Shaye also expressed anger that several members of the Lord of the Rings cast had declined to participate in upcoming events to mark New Line's 40th anniversary, blaming Jackson's lawsuit for the apparent boycott.
"I'm incredibly offended," Shaye said. "I don't care about Peter Jackson anymore. He wants to have another US$100 million or US$50 million, whatever he's suing us for ... he thinks that we owe him something after we've paid him over a quarter of a billion dollars. ... Cheers, Peter."
New Line was not immediately available for comment.
Jackson said in a statement published by trade daily Variety yesterday that he was disappointed by Shaye's comments.
"It is regrettable that Bob has chosen to make it personal. I have always had the highest respect and affection for Bob and other senior management at New Line and continue to do so," Jackson said.
He said he had been left with "no alternative" to take legal action against New Line because the company "was and continues to be completely unco-operative" over the royalties wrangle.
The feud between New Line and Jackson went public last November, when Jackson issued a statement to theonering.net website saying he was ruling himself out of the The Hobbit because of the legal dispute.
Jackson said in the statement he had refused to accept an offer from New Line, which owns the rights to The Hobbit, to be allowed to direct the film in exchange for dropping his lawsuit.
"In our minds this is not the right reason to make a film and if a film of The Hobbit went ahead on this basis, it would be doomed," Jackson said.
The prospect of The Hobbit, which tells the story of how Bilbo Baggins discovers the ring of power, being made without Jackson has angered fans of the books and films.

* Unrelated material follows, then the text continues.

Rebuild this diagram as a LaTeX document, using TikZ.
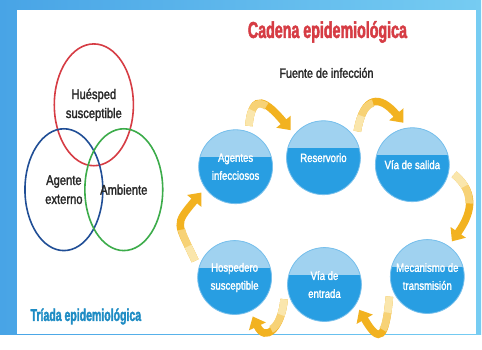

Several cast members from the Rings trilogy, most notably British actor Sir Ian McKellen, who plays Gandalf the wizard, have expressed dismay.
"I'm very sad as I should have relished revisiting Middle Earth with Peter again," the actor said on his website last November.
"It's hard to imagine any other director matching his achievement in Tolkien country."
* The Return of the King had the highest bodycount of any movie in history, according to a website for film fans.
* Director Peter Jackson killed off 836 characters in the third part of The Lord of the Rings saga, made in 2003, according to moviebodycounts.com.
* Jackson also scored a quinella on the cinema slaughter list by killing off 468 characters in the second part of the LOTR trilogy, The Two Towers, in 2002. The website counted only the corpses whose faces could be seen.
* Hong Kong action movie Hard Boiled, 1992, directed by John Woo, was third with 307 corpses.